**SET PROBLEM:** The line containing "W, H = 1293, 907" marks the end: extract everything from the first line of the data through that line, exactly, with no pictures.
##### DATA EXCERPT #####
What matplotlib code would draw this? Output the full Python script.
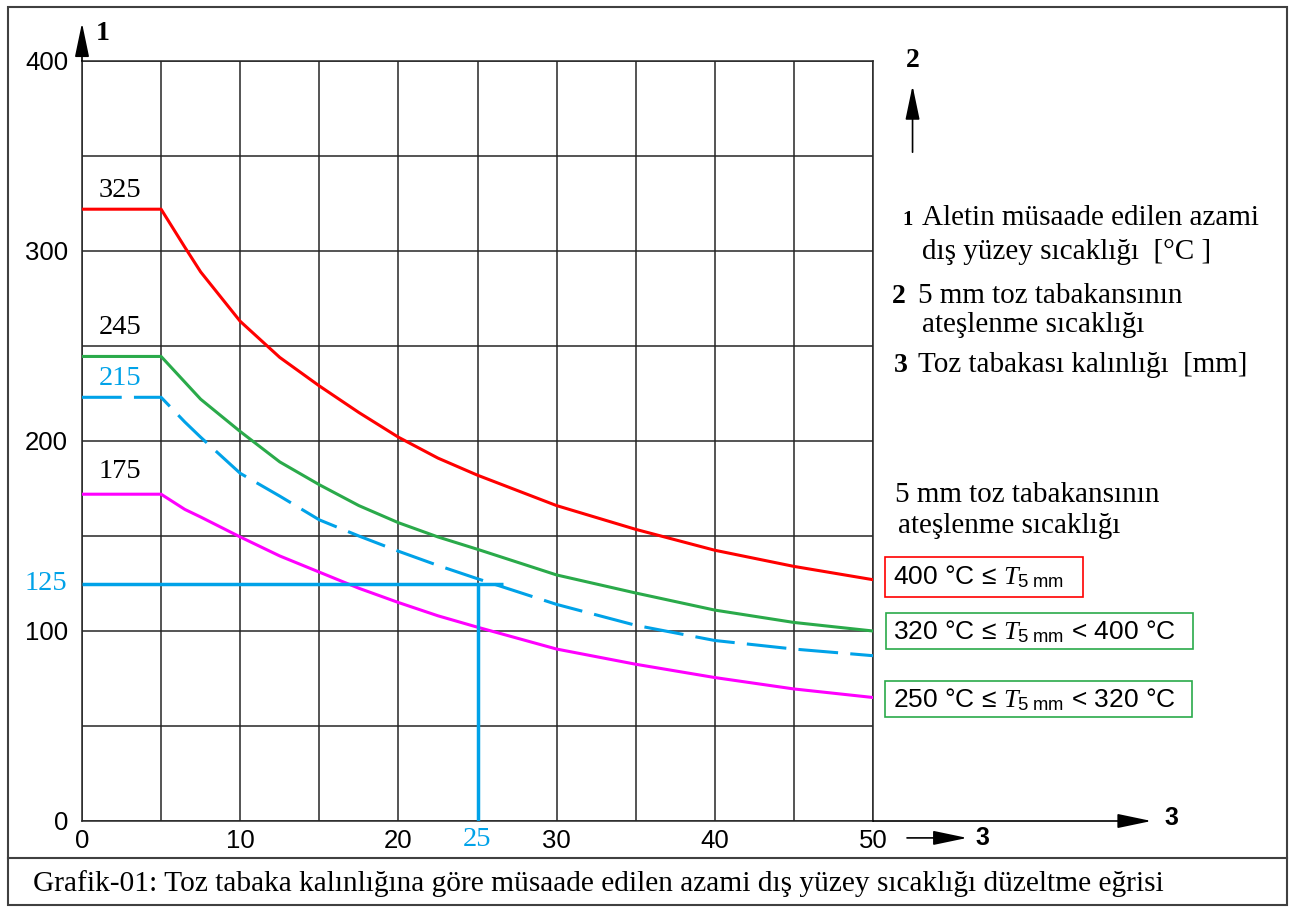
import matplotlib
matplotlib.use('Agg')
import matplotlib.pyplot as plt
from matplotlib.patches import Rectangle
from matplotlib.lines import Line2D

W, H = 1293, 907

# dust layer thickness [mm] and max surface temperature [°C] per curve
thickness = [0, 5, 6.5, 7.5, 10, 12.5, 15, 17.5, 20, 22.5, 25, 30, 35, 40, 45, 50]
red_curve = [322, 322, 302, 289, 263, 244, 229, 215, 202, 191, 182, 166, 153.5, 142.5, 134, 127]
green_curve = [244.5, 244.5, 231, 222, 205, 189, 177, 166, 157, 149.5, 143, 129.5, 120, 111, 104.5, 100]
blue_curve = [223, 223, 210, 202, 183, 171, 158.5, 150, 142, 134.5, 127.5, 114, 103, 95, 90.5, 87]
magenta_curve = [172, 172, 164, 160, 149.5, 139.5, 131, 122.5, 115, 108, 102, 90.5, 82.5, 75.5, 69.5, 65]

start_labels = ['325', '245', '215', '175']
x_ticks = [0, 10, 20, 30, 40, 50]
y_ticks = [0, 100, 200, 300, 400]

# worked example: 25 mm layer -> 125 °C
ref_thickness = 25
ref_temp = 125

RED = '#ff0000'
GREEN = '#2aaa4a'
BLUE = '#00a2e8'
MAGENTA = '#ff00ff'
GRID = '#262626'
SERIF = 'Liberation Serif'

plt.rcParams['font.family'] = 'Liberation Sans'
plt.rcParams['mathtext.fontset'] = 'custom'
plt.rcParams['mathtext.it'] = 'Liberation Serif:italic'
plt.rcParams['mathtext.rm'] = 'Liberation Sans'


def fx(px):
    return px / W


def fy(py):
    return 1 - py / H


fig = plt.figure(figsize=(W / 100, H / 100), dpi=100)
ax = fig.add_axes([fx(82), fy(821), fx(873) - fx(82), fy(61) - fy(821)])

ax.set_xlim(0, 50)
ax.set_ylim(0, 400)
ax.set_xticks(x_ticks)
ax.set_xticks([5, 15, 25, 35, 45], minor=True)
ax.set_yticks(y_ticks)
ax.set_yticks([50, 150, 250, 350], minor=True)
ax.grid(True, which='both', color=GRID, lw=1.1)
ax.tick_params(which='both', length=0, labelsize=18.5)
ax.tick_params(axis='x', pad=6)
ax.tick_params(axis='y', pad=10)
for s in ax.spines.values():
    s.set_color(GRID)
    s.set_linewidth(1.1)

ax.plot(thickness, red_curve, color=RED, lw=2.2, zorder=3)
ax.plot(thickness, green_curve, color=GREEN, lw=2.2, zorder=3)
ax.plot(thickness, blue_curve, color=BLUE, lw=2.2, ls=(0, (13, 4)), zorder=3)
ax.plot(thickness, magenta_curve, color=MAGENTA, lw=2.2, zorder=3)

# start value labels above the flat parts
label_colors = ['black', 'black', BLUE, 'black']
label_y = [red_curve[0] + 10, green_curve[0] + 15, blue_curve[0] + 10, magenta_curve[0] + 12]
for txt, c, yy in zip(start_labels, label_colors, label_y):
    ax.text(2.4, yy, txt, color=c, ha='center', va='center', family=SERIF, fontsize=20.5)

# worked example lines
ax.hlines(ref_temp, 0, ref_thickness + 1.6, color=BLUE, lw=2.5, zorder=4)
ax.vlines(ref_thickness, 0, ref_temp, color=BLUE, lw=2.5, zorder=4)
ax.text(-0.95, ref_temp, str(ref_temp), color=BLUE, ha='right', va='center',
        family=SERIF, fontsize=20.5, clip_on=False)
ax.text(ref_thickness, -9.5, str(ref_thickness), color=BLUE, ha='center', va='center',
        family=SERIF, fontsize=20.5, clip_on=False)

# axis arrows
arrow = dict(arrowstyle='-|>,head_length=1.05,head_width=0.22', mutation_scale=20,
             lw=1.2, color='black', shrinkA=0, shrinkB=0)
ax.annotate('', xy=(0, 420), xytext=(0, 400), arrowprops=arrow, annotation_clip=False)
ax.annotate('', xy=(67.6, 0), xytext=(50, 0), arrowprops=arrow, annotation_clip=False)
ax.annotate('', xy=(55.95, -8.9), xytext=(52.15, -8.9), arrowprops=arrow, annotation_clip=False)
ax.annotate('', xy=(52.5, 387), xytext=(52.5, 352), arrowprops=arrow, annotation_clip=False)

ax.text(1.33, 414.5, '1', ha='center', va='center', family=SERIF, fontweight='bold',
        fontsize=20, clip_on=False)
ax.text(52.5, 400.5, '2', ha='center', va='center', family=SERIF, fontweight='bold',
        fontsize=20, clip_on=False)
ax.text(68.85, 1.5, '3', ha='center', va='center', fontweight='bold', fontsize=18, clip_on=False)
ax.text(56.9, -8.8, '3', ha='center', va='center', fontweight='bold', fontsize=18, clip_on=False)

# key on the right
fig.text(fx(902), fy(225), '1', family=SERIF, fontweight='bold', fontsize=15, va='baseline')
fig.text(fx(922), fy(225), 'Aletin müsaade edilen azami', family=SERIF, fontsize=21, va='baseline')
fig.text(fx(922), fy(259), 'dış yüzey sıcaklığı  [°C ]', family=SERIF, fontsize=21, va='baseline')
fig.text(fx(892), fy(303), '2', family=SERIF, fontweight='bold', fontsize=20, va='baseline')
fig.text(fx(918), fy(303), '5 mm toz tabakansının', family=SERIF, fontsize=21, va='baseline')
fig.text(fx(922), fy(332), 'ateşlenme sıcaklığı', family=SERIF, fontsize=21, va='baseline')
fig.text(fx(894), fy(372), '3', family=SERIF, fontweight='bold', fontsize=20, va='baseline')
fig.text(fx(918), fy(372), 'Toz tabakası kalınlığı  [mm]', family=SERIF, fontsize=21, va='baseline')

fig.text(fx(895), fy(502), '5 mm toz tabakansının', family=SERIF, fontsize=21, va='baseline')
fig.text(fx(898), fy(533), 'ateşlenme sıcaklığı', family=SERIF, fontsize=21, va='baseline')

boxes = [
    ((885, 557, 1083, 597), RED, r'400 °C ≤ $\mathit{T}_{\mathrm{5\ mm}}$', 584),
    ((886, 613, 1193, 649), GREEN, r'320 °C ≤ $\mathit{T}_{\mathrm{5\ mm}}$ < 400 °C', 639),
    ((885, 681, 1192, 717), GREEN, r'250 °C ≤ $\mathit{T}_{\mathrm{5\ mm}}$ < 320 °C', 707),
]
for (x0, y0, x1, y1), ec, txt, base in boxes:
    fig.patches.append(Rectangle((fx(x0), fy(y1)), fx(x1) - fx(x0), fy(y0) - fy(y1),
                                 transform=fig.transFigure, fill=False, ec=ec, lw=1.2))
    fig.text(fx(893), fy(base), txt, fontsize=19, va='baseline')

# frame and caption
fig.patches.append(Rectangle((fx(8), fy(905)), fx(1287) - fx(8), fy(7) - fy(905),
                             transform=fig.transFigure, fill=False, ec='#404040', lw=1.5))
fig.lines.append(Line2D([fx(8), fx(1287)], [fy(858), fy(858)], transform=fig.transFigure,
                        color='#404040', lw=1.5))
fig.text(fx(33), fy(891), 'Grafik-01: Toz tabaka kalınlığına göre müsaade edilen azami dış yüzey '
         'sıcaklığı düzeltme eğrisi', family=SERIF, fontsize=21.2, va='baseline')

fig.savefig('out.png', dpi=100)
#####
**RESPONSE:**
What matplotlib code would draw this? Output the full Python script.
import matplotlib
matplotlib.use('Agg')
import matplotlib.pyplot as plt
from matplotlib.patches import Rectangle
from matplotlib.lines import Line2D

W, H = 1293, 907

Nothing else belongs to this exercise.